▸ Exercise description: Copy out every line exactly, passing over the pictures.

[Start Given information]

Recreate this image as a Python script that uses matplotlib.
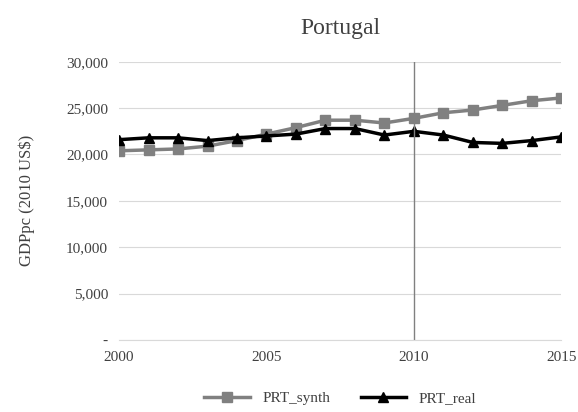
import matplotlib.pyplot as plt
from matplotlib.ticker import FuncFormatter

plt.rcParams['font.family'] = ['Liberation Serif', 'DejaVu Serif']

years = list(range(2000, 2016))
prt_synth = [20400, 20500, 20600, 20900, 21500, 22200, 22900, 23700,
             23700, 23400, 23900, 24500, 24800, 25300, 25800, 26100]
prt_real = [21600, 21800, 21800, 21500, 21800, 22000, 22200, 22800,
            22800, 22100, 22500, 22100, 21300, 21200, 21500, 21900]

fig = plt.figure(figsize=(5.78, 4.12), dpi=100)
ax = fig.add_axes([0.206, 0.175, 0.765, 0.675])

ax.plot(years, prt_synth, color='#808080', marker='s', markersize=7, lw=2.5, label='PRT_synth')
ax.plot(years, prt_real, color='black', marker='^', markersize=7, lw=2.5, label='PRT_real')
ax.axvline(2010, color='#808080', lw=1)

ax.set_xlim(2000, 2015)
ax.set_ylim(0, 30000)
ax.set_xticks([2000, 2005, 2010, 2015])
ax.set_yticks(range(0, 30001, 5000))
ax.yaxis.set_major_formatter(FuncFormatter(lambda v, p: '-' if v == 0 else f'{int(v):,}'))
ax.grid(axis='y', color='#d9d9d9', lw=0.8)
ax.set_axisbelow(True)
for s in ['top', 'right', 'left']:
    ax.spines[s].set_visible(False)
ax.spines['bottom'].set_color('#d9d9d9')
ax.tick_params(length=0, labelsize=11, colors='#404040', pad=8)
ax.set_ylabel('GDPpc (2010 US$)', fontsize=12, color='#404040', labelpad=22)
ax.set_title('Portugal', fontsize=17, color='#404040', pad=20)
ax.legend(loc='upper center', bbox_to_anchor=(0.5, -0.135), ncol=2, frameon=False,
          fontsize=11, labelcolor='#404040', handlelength=3)

plt.savefig('out.png')
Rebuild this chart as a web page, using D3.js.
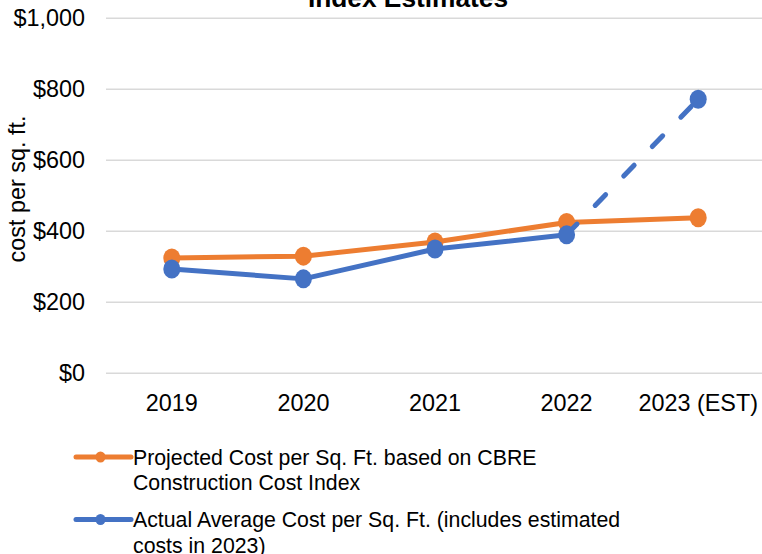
<!DOCTYPE html>
<html><head><meta charset="utf-8">
<script src="https://cdn.jsdelivr.net/npm/d3@7"></script>
<style>
html,body{margin:0;padding:0;background:#fff;}
svg{display:block;font-family:Arial,"Liberation Sans",sans-serif;}
</style></head>
<body><svg id="c" width="762" height="554"></svg>
<script>
const categories = ["2019","2020","2021","2022","2023 (EST)"];
const projected = [325, 330, 370, 425, 438];
const actual = [294, 266, 350, 390, 772];
const yTicks = [0, 200, 400, 600, 800, 1000];
const seriesNames = ["Projected Cost per Sq. Ft. based on CBRE|Construction Cost Index",
                     "Actual Average Cost per Sq. Ft. (includes estimated|costs in 2023)"];
const colors = ["#ED7D31", "#4472C4"];

const svg = d3.select("#c");
const x = d3.scaleBand().domain(categories).range([106, 764]);
const y = d3.scaleLinear().domain([0, 1000]).range([373.3, 18.3]);
const cx = d => x(d) + x.bandwidth() / 2;
const fmt = v => "$" + d3.format(",")(v);
const axisFont = 23.4;

// title (cropped at top edge in the reference)
svg.append("text").attr("x", 408).attr("y", 6.5)
  .attr("text-anchor", "middle").attr("font-weight", "bold").attr("font-size", 26.3)
  .text("Index Estimates");

// gridlines
svg.append("g").selectAll("line").data(yTicks).join("line")
  .attr("x1", 106).attr("x2", 762).attr("y1", d => y(d)).attr("y2", d => y(d))
  .attr("stroke", "#d9d9d9").attr("stroke-width", 1.5);

// y tick labels
svg.append("g").selectAll("text").data(yTicks).join("text")
  .attr("x", 85).attr("y", d => y(d))
  .attr("text-anchor", "end").attr("dominant-baseline", "central")
  .attr("font-size", axisFont).attr("fill", "#000")
  .text(fmt);

// x labels
svg.append("g").selectAll("text").data(categories).join("text")
  .attr("x", d => cx(d)).attr("y", 403)
  .attr("text-anchor", "middle").attr("dominant-baseline", "central")
  .attr("font-size", axisFont)
  .text(d => d);

// y axis label
svg.append("text").attr("transform", "translate(17,189) rotate(-90)")
  .attr("text-anchor", "middle").attr("dominant-baseline", "central")
  .attr("font-size", axisFont).text("cost per sq. ft.");

const line = d3.line().x(d => cx(d.c)).y(d => y(d.v));
const pts = arr => categories.map((c, i) => ({c, v: arr[i]}));

// projected series
const pP = pts(projected);
svg.append("path").attr("d", line(pP)).attr("fill", "none")
  .attr("stroke", colors[0]).attr("stroke-width", 5).attr("stroke-linejoin", "round");
svg.append("g").selectAll("ellipse").data(pP).join("ellipse")
  .attr("cx", d => cx(d.c)).attr("cy", d => y(d.v)).attr("rx", 8.5).attr("ry", 9.5)
  .attr("fill", colors[0]);

// actual series
const pA = pts(actual);
svg.append("path").attr("d", line(pA.slice(0, 4))).attr("fill", "none")
  .attr("stroke", colors[1]).attr("stroke-width", 5).attr("stroke-linejoin", "round");
svg.append("path").attr("d", line(pA.slice(3))).attr("fill", "none")
  .attr("stroke", colors[1]).attr("stroke-width", 5).attr("stroke-linecap", "round")
  .attr("stroke-dasharray", "15 26");
svg.append("g").selectAll("ellipse").data(pA).join("ellipse")
  .attr("cx", d => cx(d.c)).attr("cy", d => y(d.v)).attr("rx", 8.5).attr("ry", 9.5)
  .attr("fill", colors[1]);

// legend
const legY = [457, 519.5];
const sy = 1.05;
seriesNames.forEach((name, i) => {
  const g = svg.append("g");
  g.append("line").attr("x1", 76).attr("x2", 131).attr("y1", legY[i]).attr("y2", legY[i])
    .attr("stroke", colors[i]).attr("stroke-width", 5).attr("stroke-linecap", "round");
  g.append("ellipse").attr("cx", 100.5).attr("cy", legY[i]).attr("rx", 5).attr("ry", 5.5)
    .attr("fill", colors[i]);
  name.split("|").forEach((t, j) => {
    const ty = legY[i] + j * 25.5;
    g.append("text").attr("x", 133).attr("y", ty)
      .attr("dominant-baseline", "central").attr("font-size", 21.3)
      .attr("transform", `translate(0,${ty}) scale(1,${sy}) translate(0,${-ty})`)
      .text(t);
  });
});
</script></body></html>
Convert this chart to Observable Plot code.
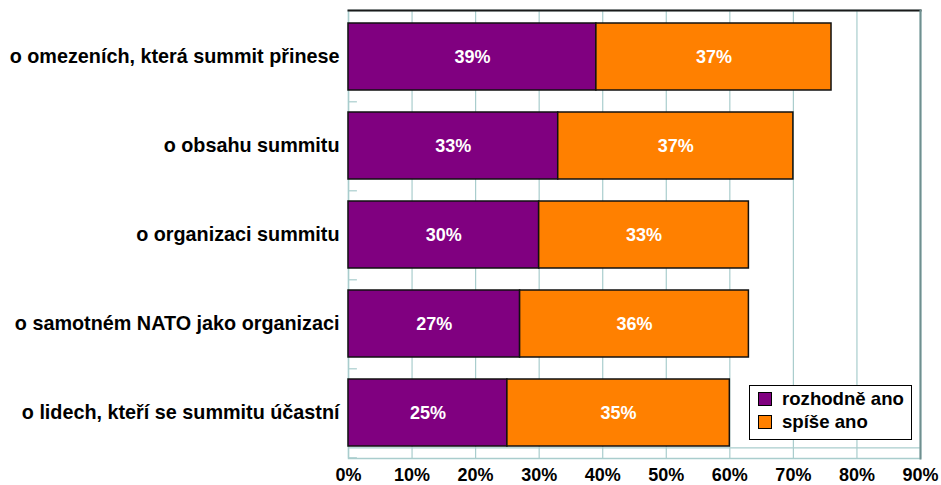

[End Given information]

▸ Response:
Recreate this image as a Python script that uses matplotlib.
import matplotlib.pyplot as plt
from matplotlib.ticker import FuncFormatter

plt.rcParams['font.family'] = ['Liberation Serif', 'DejaVu Serif']

years = list(range(2000, 2016))
prt_synth = [20400, 20500, 20600, 20900, 21500, 22200, 22900, 23700,
             23700, 23400, 23900, 24500, 24800, 25300, 25800, 26100]
prt_real = [21600, 21800, 21800, 21500, 21800, 22000, 22200, 22800,
            22800, 22100, 22500, 22100, 21300, 21200, 21500, 21900]

fig = plt.figure(figsize=(5.78, 4.12), dpi=100)
ax = fig.add_axes([0.206, 0.175, 0.765, 0.675])

ax.plot(years, prt_synth, color='#808080', marker='s', markersize=7, lw=2.5, label='PRT_synth')
ax.plot(years, prt_real, color='black', marker='^', markersize=7, lw=2.5, label='PRT_real')
ax.axvline(2010, color='#808080', lw=1)

ax.set_xlim(2000, 2015)
ax.set_ylim(0, 30000)
ax.set_xticks([2000, 2005, 2010, 2015])
ax.set_yticks(range(0, 30001, 5000))
ax.yaxis.set_major_formatter(FuncFormatter(lambda v, p: '-' if v == 0 else f'{int(v):,}'))
ax.grid(axis='y', color='#d9d9d9', lw=0.8)
ax.set_axisbelow(True)
for s in ['top', 'right', 'left']:
    ax.spines[s].set_visible(False)
ax.spines['bottom'].set_color('#d9d9d9')
ax.tick_params(length=0, labelsize=11, colors='#404040', pad=8)
ax.set_ylabel('GDPpc (2010 US$)', fontsize=12, color='#404040', labelpad=22)
ax.set_title('Portugal', fontsize=17, color='#404040', pad=20)
ax.legend(loc='upper center', bbox_to_anchor=(0.5, -0.135), ncol=2, frameon=False,
          fontsize=11, labelcolor='#404040', handlelength=3)

plt.savefig('out.png')
Rebuild this chart as a web page, using D3.js.
<!DOCTYPE html>
<html><head><meta charset="utf-8">
<script src="https://cdn.jsdelivr.net/npm/d3@7"></script>
<style>
html,body{margin:0;padding:0;background:#fff;}
svg{display:block;font-family:Arial,"Liberation Sans",sans-serif;}
</style></head>
<body><svg id="c" width="762" height="554"></svg>
<script>
const categories = ["2019","2020","2021","2022","2023 (EST)"];
const projected = [325, 330, 370, 425, 438];
const actual = [294, 266, 350, 390, 772];
const yTicks = [0, 200, 400, 600, 800, 1000];
const seriesNames = ["Projected Cost per Sq. Ft. based on CBRE|Construction Cost Index",
                     "Actual Average Cost per Sq. Ft. (includes estimated|costs in 2023)"];
const colors = ["#ED7D31", "#4472C4"];

const svg = d3.select("#c");
const x = d3.scaleBand().domain(categories).range([106, 764]);
const y = d3.scaleLinear().domain([0, 1000]).range([373.3, 18.3]);
const cx = d => x(d) + x.bandwidth() / 2;
const fmt = v => "$" + d3.format(",")(v);
const axisFont = 23.4;

// title (cropped at top edge in the reference)
svg.append("text").attr("x", 408).attr("y", 6.5)
  .attr("text-anchor", "middle").attr("font-weight", "bold").attr("font-size", 26.3)
  .text("Index Estimates");

// gridlines
svg.append("g").selectAll("line").data(yTicks).join("line")
  .attr("x1", 106).attr("x2", 762).attr("y1", d => y(d)).attr("y2", d => y(d))
  .attr("stroke", "#d9d9d9").attr("stroke-width", 1.5);

// y tick labels
svg.append("g").selectAll("text").data(yTicks).join("text")
  .attr("x", 85).attr("y", d => y(d))
  .attr("text-anchor", "end").attr("dominant-baseline", "central")
  .attr("font-size", axisFont).attr("fill", "#000")
  .text(fmt);

// x labels
svg.append("g").selectAll("text").data(categories).join("text")
  .attr("x", d => cx(d)).attr("y", 403)
  .attr("text-anchor", "middle").attr("dominant-baseline", "central")
  .attr("font-size", axisFont)
  .text(d => d);

// y axis label
svg.append("text").attr("transform", "translate(17,189) rotate(-90)")
  .attr("text-anchor", "middle").attr("dominant-baseline", "central")
  .attr("font-size", axisFont).text("cost per sq. ft.");

const line = d3.line().x(d => cx(d.c)).y(d => y(d.v));
const pts = arr => categories.map((c, i) => ({c, v: arr[i]}));

// projected series
const pP = pts(projected);
svg.append("path").attr("d", line(pP)).attr("fill", "none")
  .attr("stroke", colors[0]).attr("stroke-width", 5).attr("stroke-linejoin", "round");
svg.append("g").selectAll("ellipse").data(pP).join("ellipse")
  .attr("cx", d => cx(d.c)).attr("cy", d => y(d.v)).attr("rx", 8.5).attr("ry", 9.5)
  .attr("fill", colors[0]);

// actual series
const pA = pts(actual);
svg.append("path").attr("d", line(pA.slice(0, 4))).attr("fill", "none")
  .attr("stroke", colors[1]).attr("stroke-width", 5).attr("stroke-linejoin", "round");
svg.append("path").attr("d", line(pA.slice(3))).attr("fill", "none")
  .attr("stroke", colors[1]).attr("stroke-width", 5).attr("stroke-linecap", "round")
  .attr("stroke-dasharray", "15 26");
svg.append("g").selectAll("ellipse").data(pA).join("ellipse")
  .attr("cx", d => cx(d.c)).attr("cy", d => y(d.v)).attr("rx", 8.5).attr("ry", 9.5)
  .attr("fill", colors[1]);

// legend
const legY = [457, 519.5];
const sy = 1.05;
seriesNames.forEach((name, i) => {
  const g = svg.append("g");
  g.append("line").attr("x1", 76).attr("x2", 131).attr("y1", legY[i]).attr("y2", legY[i])
    .attr("stroke", colors[i]).attr("stroke-width", 5).attr("stroke-linecap", "round");
  g.append("ellipse").attr("cx", 100.5).attr("cy", legY[i]).attr("rx", 5).attr("ry", 5.5)
    .attr("fill", colors[i]);
  name.split("|").forEach((t, j) => {
    const ty = legY[i] + j * 25.5;
    g.append("text").attr("x", 133).attr("y", ty)
      .attr("dominant-baseline", "central").attr("font-size", 21.3)
      .attr("transform", `translate(0,${ty}) scale(1,${sy}) translate(0,${-ty})`)
      .text(t);
  });
});
</script></body></html>
Convert this chart to Observable Plot code.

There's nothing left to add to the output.